Introduction
Using the GapMinder dataset, we are going to predict wheater or not a country has income per person above the world average.
Classification tree
The choice of tools
I am using Visual Studio 2015, with python 2.7. The libraries required to run this code are:
- pandas
- numpy
- matplotlib
- sklearn
- pydotplus
- IPython
All of them are free, and can be easily found at Google.
The data
I have chosen, as in the previous posts, the GapMinder dataset to create mine tree.

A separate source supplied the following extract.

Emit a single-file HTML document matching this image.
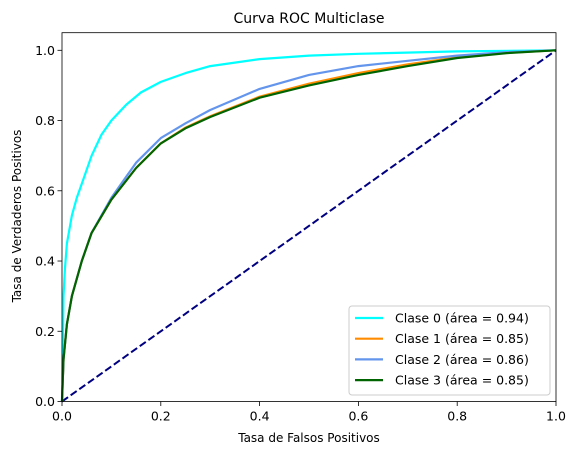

You can get to know it better at their website www.gapminder.org
The code
import pandas as pd
import numpy as np
import matplotlib.pylab as plt
from sklearn.cross_validation import train_test_split
from sklearn.tree import DecisionTreeClassifier
from sklearn import tree
from sklearn.metrics import classification_report
import sklearn.metrics
import pydotplus
import io
from io import BytesIO
from IPython.display import Image
data = pd.read_csv("gapminder.csv")
data_clean = data.dropna()
data_clean['incomeperperson'] = data_clean['incomeperperson'].convert_objects(convert_numeric=True)
averageincome = data_clean['incomeperperson'].sum() / len(data_clean['incomeperperson'])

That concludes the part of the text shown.